The error came up when trying to run the backup task though, not when trying to restore.I would of course understand if things failed due to bitrot or similar reasons at the point of restoration, and having a way to continue-on-error there would indeed be useful if not required. But in my opinion to have it lock up and be unable to continue backing up until manually removing files is not ideal.

Synology devices can be a great choice, especially for small businesses for example, but them being best value is, as it usually is, decidedly subjective. And depending on the country you live in they can also be prohibitively expensive. Regardless, with my current data storage needs being relatively small (6TB total, with less than 1TB considered essential), a NAS feels like an electric screwdriver for a situation that might only need a hand screwdriver, if you forgive the poor analogy. Certainly nice to have, but certainly not the only way.

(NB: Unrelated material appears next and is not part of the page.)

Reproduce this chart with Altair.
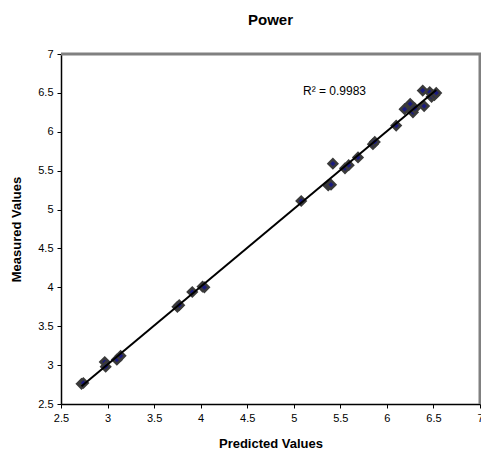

Slightly more back on-topic: I do think it would be good to at least consider implementing parity file support into Duplicacy. It just seems like a feature that would be incredibly useful to have, especially if it can be optionally configured, so that you could enable it (with configurable coverage setting) for less reliable storage destinations for example. While most cloud storage solutions are fairly robust, the chance of something happening is always there, and having the option to increase data parity seems like a great way to further reduce possible worst-case scenarios. I would personally love to have this functionality and enable it for my cloud/off-site backup, knowing that even in a case where a chunk might be damaged for whatever reason, up to a certain point I’d still be able to recover everything.

But I understand if that is considered outside the scope of Duplicacy’s focus, of course. I just thought I’d mention it here.